Doing “what works” can buy you some time, but you’ll have to confront reality sooner or later. This is concerning because organizational costs escalate with scale. Wouldn’t you rather spend what you need to up front instead of having to fork over even more down the line to fix a problem?
More often than not, the “what works” approach will come back to bite you. Just take a look the Zenefits saga: A darling unicorn of Silicon Valley cut a lot of corners, and it paid off for a while — to the tune of a $4.5 billion valuation. But those shortcuts came back to hurt the company, to say the least. Time will tell if it ever recovers.
It used to be easy to use Salesforce along with SAP, along with JIRA, along with…
Back then (how is it already “back then”?!), we had maybe a few hundred clients.
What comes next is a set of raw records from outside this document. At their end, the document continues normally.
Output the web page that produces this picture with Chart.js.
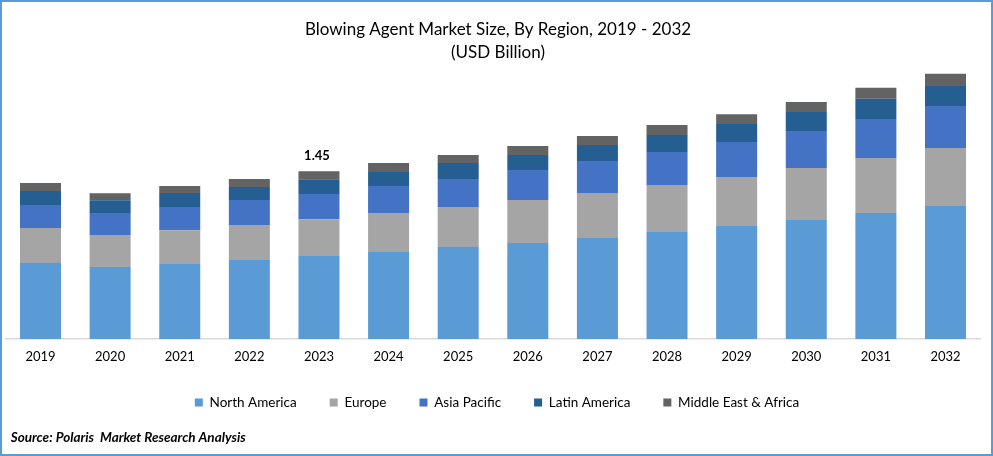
<!DOCTYPE html>
<html>
<head>
<meta charset="utf-8">
<style>
html,body{margin:0;padding:0;background:#fff;width:993px;height:456px;overflow:hidden}
#wrap{position:absolute;left:0;top:0;width:989px;height:452px;border:2px solid #5B9BD5;background:#fff}
canvas{display:block}
</style>
<script src="https://cdn.jsdelivr.net/npm/chart.js@4"></script>
</head>
<body>
<div id="wrap"><canvas id="c" width="989" height="452"></canvas></div>
<script>
const years = ["2019","2020","2021","2022","2023","2024","2025","2026","2027","2028","2029","2030","2031","2032"];
const northAmerica = [0.656,0.621,0.647,0.682,0.716,0.751,0.794,0.829,0.872,0.924,0.975,1.027,1.088,1.148];
const europe = [0.302,0.276,0.293,0.302,0.319,0.337,0.345,0.371,0.388,0.406,0.423,0.449,0.475,0.501];
const asiaPacific = [0.199,0.190,0.199,0.216,0.216,0.233,0.242,0.259,0.276,0.285,0.302,0.319,0.337,0.363];
const latinAmerica = [0.121,0.112,0.121,0.112,0.129,0.121,0.138,0.129,0.138,0.147,0.155,0.164,0.173,0.173];
const middleEastAfrica = [0.069,0.060,0.060,0.069,0.069,0.078,0.069,0.078,0.078,0.086,0.086,0.086,0.095,0.104];
const annotatedYear = "2023";
const annotatedLabel = "1.45";
const sourceText = "Source: Polaris  Market Research Analysis";
const FONT = "Lato, Carlito, sans-serif";

const valueLabel = {
  id: "valueLabel",
  afterLayout(chart) {
    chart.legend.top -= 12;
    chart.legend.bottom -= 12;
    chart.legend.left += 4;
    chart.legend.right += 4;
    const src = chart.boxes.find(b => b.options && b.options.text === sourceText);
    if (src) { src.left += 5; src.right += 5; src.top -= 1; src.bottom -= 1; }
    const ttl = chart.titleBlock;
    ttl.left += 5;
    ttl.right += 5;
  },
  afterDatasetsDraw(chart) {
    const i = years.indexOf(annotatedYear);
    const top = chart.getDatasetMeta(4).data[i];
    const ctx = chart.ctx;
    ctx.save();
    ctx.font = "bold 13px " + FONT;
    ctx.fillStyle = "#000";
    ctx.textAlign = "center";
    ctx.textBaseline = "middle";
    ctx.fillText(annotatedLabel, top.x - 2, top.y - 15);
    ctx.restore();
  }
};

new Chart(document.getElementById("c"), {
  type: "bar",
  data: {
    labels: years,
    datasets: [
      {label:"North America", data:northAmerica, backgroundColor:"#5B9BD5"},
      {label:"Europe", data:europe, backgroundColor:"#A5A5A5"},
      {label:"Asia Pacific", data:asiaPacific, backgroundColor:"#4472C4"},
      {label:"Latin America", data:latinAmerica, backgroundColor:"#255E91"},
      {label:"Middle East & Africa", data:middleEastAfrica, backgroundColor:"#636363"}
    ]
  },
  options: {
    responsive: false,
    animation: false,
    devicePixelRatio: 1,
    layout: {padding: {left: 3.7, right: 10.7, top: 0, bottom: 0}},
    datasets: {bar: {categoryPercentage: 1, barPercentage: 0.589, borderWidth: 0}},
    scales: {
      x: {
        stacked: true,
        grid: {display: false, drawTicks: false},
        border: {color: "#D9D9D9", width: 1.5},
        ticks: {color: "#000", font: {family: FONT, size: 13}, padding: 10, maxRotation: 0, autoSkip: false}
      },
      y: {stacked: true, display: false, min: 0, max: 2.323}
    },
    plugins: {
      title: {
        display: true,
        text: ["Blowing Agent Market Size, By Region, 2019 - 2032", "(USD Billion)"],
        color: "#000",
        font: {family: FONT, size: 17, weight: "normal", lineHeight: 1.35},
        padding: {top: 16, bottom: 6}
      },
      legend: {
        position: "bottom",
        labels: {color: "#000", font: {family: FONT, size: 13.5}, boxWidth: 8, boxHeight: 8, padding: 33}
      },
      subtitle: {
        display: true,
        position: "bottom",
        align: "start",
        text: sourceText,
        color: "#000",
        font: {family: FONT, size: 13.5, weight: "bold", style: "italic", lineHeight: 1.1},
        padding: {top: 0, bottom: 8}
      },
      tooltip: {enabled: false}
    }
  },
  plugins: [valueLabel]
});
</script>
</body>
</html>
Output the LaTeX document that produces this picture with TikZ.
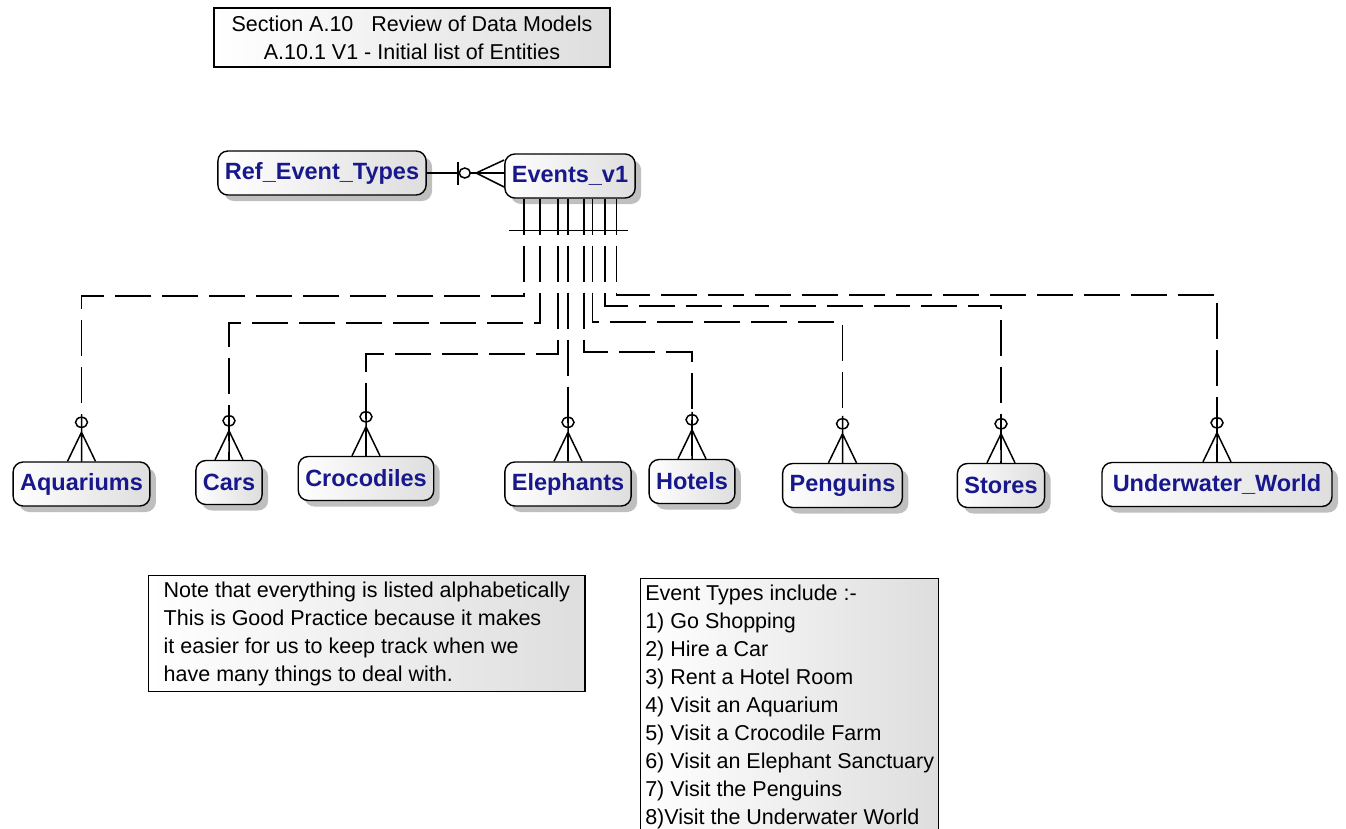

We have many more now. And they all need to interact with one another — or the user experience suffers big time.
The last thing you want is your users frustrated by your product.
Efficiency Matters More Over Time
As an industry segment matures and moves from disruptive toward commodity — the successful ones always do — the above becomes even more critical.
Your tech will need to absorb your ever-growing user base, which means all of your products will need to work together seamlessly.
Think about the efficiency of the engine in a Model T Ford compared to a 2017 Honda. It’s night and day. The engine, and the technology that powers it, has changed drastically.
If you’re looking to scale your products — and who isn’t — you can’t afford to overlook the importance of balancing interdependencies and ensuring your solutions work with one another. The earlier you embrace this philosophical approach to your products, the quicker your organization can comfortably scale.